→ WHAT YOU WILL DO
Retype these lines and no others: the line holding "Write the D3.js code for this chart.", the line holding "const yTicks = [0,2,4,6,8,10,12,14];", and all lines between them. Pictures stay out.

→ ENTRIES PROVIDED
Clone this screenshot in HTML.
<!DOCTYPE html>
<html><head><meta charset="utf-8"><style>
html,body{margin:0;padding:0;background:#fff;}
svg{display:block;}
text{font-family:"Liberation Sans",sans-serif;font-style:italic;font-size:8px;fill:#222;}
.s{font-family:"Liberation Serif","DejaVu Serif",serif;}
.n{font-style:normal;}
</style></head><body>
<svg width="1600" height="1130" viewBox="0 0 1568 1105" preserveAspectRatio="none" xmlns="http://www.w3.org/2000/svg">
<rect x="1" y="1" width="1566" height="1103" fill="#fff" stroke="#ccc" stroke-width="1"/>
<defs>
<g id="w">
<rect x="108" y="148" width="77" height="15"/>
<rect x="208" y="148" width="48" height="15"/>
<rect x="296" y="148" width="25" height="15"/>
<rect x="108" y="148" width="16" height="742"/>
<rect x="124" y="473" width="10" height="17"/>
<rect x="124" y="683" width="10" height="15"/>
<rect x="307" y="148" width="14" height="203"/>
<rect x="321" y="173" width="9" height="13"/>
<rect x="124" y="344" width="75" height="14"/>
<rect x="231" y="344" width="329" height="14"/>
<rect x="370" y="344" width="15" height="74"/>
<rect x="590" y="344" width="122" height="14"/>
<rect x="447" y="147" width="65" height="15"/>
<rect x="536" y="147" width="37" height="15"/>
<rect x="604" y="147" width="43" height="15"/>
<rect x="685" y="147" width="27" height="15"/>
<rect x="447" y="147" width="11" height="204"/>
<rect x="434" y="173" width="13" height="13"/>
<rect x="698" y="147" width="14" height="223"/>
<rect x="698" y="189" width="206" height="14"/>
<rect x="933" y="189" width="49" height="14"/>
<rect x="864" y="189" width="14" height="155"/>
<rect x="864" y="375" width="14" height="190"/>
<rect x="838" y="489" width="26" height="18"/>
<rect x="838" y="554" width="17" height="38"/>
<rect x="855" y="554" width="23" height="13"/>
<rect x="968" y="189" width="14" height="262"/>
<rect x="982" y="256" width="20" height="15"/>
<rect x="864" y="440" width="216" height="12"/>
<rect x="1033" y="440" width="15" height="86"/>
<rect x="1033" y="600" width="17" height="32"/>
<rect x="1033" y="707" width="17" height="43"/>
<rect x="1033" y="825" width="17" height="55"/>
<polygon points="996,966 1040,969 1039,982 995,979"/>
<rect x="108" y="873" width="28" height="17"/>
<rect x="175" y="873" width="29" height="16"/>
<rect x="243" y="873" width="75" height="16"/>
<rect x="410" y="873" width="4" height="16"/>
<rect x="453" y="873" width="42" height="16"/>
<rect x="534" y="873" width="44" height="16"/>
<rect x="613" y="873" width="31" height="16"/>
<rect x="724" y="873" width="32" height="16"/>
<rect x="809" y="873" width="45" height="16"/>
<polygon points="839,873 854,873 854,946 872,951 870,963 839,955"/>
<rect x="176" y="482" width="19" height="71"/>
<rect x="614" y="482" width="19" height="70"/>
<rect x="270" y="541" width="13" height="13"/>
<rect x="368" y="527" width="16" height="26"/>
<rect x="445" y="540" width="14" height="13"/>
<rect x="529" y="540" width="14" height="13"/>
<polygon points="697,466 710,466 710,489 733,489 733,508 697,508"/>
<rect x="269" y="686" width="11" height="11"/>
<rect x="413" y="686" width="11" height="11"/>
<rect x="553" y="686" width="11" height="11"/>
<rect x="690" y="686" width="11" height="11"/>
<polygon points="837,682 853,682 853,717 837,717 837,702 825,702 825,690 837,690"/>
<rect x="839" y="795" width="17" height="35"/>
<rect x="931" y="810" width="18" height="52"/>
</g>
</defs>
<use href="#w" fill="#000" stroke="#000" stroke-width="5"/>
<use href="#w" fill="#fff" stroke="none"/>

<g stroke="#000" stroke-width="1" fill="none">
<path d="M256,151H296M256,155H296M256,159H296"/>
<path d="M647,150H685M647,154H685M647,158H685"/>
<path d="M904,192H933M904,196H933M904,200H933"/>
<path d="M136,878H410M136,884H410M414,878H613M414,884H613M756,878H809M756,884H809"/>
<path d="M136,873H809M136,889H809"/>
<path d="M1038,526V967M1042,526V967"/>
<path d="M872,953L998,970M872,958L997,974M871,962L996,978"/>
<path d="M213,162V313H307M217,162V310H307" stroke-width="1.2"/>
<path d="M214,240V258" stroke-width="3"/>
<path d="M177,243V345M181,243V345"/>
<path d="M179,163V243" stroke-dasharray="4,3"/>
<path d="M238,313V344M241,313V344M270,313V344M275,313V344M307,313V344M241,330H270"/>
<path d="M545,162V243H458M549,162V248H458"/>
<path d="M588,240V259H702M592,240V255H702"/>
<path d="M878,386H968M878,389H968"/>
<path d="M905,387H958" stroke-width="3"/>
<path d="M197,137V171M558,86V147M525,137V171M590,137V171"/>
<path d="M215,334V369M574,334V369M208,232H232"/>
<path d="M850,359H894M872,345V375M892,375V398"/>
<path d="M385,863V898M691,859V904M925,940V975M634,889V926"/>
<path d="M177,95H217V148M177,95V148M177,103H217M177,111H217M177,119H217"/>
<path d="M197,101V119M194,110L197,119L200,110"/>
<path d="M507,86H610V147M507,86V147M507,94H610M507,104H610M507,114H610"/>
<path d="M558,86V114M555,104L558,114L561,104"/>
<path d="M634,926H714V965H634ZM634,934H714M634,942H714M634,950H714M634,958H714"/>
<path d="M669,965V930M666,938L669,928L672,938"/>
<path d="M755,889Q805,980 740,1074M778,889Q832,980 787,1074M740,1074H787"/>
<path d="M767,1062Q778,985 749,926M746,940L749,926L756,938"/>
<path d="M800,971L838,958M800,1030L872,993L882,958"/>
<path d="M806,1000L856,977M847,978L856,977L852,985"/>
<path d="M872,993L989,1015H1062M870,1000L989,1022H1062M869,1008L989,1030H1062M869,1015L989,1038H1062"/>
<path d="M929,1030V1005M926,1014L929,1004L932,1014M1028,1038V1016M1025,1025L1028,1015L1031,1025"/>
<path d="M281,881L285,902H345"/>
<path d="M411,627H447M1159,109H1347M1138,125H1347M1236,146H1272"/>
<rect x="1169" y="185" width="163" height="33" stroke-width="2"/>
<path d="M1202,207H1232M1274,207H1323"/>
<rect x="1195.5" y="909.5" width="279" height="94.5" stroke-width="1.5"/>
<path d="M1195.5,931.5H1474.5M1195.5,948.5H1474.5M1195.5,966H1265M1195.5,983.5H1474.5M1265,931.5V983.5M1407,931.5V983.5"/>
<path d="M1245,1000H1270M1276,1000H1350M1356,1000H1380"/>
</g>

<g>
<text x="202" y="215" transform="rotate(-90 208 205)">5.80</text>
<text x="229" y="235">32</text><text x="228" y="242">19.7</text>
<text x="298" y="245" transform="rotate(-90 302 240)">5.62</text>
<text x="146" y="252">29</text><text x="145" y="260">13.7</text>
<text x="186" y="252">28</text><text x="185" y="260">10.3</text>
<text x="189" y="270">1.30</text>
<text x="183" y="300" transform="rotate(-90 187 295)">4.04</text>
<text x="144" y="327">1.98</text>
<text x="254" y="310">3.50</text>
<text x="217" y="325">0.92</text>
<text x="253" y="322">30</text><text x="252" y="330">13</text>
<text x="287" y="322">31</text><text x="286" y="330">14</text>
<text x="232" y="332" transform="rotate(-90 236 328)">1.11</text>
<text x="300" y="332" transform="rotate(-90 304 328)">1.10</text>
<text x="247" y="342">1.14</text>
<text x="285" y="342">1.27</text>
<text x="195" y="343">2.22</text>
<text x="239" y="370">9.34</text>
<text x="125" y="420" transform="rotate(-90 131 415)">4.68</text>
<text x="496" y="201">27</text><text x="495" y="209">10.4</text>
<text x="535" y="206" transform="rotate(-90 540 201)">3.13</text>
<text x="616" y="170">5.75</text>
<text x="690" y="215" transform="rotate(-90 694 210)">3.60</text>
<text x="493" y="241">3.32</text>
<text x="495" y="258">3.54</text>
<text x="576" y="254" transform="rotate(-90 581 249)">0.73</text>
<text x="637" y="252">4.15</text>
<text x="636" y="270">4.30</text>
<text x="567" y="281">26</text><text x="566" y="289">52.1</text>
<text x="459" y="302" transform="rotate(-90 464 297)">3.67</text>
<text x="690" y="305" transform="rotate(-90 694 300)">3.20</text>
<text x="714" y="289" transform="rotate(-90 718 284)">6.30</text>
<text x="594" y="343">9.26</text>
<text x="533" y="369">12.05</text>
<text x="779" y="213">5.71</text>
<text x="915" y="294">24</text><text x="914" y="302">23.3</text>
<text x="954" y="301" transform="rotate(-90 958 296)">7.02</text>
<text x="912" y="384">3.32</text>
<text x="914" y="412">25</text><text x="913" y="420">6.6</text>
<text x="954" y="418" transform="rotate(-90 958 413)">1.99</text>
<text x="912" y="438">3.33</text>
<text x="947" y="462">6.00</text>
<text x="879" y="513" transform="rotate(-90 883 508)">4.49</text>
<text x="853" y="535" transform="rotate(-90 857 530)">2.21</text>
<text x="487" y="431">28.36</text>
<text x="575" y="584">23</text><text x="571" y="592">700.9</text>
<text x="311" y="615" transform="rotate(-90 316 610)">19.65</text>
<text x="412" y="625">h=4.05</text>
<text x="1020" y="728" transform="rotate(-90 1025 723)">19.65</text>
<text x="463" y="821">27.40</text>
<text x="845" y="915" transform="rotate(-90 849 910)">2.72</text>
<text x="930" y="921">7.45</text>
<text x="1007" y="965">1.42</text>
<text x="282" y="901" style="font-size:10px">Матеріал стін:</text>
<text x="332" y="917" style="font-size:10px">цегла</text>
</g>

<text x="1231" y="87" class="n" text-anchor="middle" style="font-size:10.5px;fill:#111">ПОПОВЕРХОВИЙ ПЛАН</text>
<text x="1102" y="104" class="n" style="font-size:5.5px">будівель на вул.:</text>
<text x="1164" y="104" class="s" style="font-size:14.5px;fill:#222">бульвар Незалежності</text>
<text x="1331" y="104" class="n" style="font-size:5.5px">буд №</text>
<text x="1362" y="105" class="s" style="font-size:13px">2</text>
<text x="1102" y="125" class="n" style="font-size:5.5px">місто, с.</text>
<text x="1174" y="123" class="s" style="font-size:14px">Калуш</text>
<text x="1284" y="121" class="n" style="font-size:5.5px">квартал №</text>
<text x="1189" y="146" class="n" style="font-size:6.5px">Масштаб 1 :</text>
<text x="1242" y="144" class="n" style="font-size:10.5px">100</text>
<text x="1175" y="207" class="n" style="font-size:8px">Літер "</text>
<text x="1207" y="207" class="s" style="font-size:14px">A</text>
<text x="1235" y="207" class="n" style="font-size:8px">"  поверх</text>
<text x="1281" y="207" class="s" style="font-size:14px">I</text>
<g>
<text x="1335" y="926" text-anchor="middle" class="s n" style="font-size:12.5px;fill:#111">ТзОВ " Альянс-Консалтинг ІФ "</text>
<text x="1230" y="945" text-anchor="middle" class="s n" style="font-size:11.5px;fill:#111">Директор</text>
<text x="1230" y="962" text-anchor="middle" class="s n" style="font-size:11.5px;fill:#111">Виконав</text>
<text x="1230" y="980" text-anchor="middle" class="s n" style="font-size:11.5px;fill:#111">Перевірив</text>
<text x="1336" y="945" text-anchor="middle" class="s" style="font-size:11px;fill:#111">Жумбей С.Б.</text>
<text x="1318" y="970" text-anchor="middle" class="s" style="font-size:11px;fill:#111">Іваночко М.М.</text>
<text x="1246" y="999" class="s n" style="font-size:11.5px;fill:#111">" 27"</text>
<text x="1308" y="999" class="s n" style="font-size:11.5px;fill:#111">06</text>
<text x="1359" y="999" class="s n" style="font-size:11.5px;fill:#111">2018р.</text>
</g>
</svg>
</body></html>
---
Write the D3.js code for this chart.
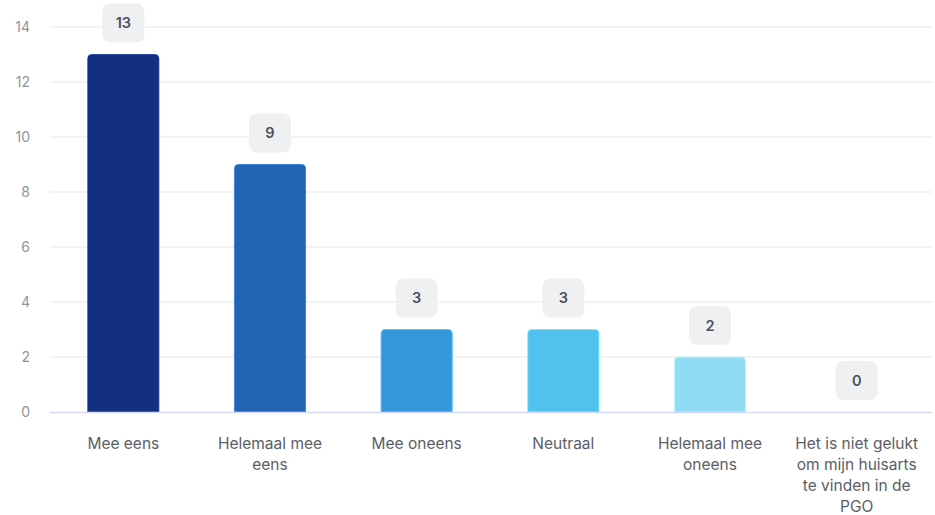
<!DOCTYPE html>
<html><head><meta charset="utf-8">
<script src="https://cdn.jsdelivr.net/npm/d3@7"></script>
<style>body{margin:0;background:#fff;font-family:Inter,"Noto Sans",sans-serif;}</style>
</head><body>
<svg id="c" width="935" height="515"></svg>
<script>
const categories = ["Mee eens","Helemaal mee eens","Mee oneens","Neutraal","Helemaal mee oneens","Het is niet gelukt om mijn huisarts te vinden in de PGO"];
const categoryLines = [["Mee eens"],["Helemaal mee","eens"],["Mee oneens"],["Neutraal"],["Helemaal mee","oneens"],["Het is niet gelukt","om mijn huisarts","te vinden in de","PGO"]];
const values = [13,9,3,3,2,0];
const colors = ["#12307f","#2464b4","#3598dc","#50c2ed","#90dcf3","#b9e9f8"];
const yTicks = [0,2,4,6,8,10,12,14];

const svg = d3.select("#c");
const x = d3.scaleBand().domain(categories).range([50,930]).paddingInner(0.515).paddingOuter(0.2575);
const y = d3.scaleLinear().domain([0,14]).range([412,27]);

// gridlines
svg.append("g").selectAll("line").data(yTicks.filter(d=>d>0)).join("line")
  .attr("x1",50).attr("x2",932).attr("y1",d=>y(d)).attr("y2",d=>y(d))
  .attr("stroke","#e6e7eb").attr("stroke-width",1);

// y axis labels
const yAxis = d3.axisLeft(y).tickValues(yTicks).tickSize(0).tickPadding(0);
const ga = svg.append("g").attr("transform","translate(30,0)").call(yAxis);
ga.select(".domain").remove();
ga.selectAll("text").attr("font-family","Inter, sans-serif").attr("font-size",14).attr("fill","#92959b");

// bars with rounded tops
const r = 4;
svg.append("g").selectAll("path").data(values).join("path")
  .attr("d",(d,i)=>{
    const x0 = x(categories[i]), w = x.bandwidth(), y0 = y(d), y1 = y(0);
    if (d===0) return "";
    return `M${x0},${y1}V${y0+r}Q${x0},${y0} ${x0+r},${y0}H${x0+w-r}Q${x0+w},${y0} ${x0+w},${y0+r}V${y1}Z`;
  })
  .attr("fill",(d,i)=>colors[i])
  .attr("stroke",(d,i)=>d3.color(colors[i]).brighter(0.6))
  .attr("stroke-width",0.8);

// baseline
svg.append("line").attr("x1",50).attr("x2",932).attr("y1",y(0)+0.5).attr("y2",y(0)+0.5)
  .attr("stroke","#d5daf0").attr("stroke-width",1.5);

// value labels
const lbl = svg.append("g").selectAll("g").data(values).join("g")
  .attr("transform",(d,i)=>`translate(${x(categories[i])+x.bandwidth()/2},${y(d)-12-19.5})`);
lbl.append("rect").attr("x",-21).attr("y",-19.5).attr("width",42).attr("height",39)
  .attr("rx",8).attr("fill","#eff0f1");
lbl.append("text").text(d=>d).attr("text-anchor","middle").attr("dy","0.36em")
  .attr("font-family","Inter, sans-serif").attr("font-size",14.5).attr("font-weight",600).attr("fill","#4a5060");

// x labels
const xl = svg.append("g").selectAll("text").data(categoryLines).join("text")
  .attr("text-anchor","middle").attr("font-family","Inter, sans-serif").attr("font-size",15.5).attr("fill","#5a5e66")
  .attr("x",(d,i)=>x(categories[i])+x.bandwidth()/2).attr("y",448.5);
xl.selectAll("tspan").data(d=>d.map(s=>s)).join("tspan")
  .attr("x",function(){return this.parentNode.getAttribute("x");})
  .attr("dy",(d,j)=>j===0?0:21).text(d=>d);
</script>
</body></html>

→ SOLUTION BELOW
Write the D3.js code for this chart.
<!DOCTYPE html>
<html><head><meta charset="utf-8">
<script src="https://cdn.jsdelivr.net/npm/d3@7"></script>
<style>body{margin:0;background:#fff;font-family:Inter,"Noto Sans",sans-serif;}</style>
</head><body>
<svg id="c" width="935" height="515"></svg>
<script>
const categories = ["Mee eens","Helemaal mee eens","Mee oneens","Neutraal","Helemaal mee oneens","Het is niet gelukt om mijn huisarts te vinden in de PGO"];
const categoryLines = [["Mee eens"],["Helemaal mee","eens"],["Mee oneens"],["Neutraal"],["Helemaal mee","oneens"],["Het is niet gelukt","om mijn huisarts","te vinden in de","PGO"]];
const values = [13,9,3,3,2,0];
const colors = ["#12307f","#2464b4","#3598dc","#50c2ed","#90dcf3","#b9e9f8"];
const yTicks = [0,2,4,6,8,10,12,14];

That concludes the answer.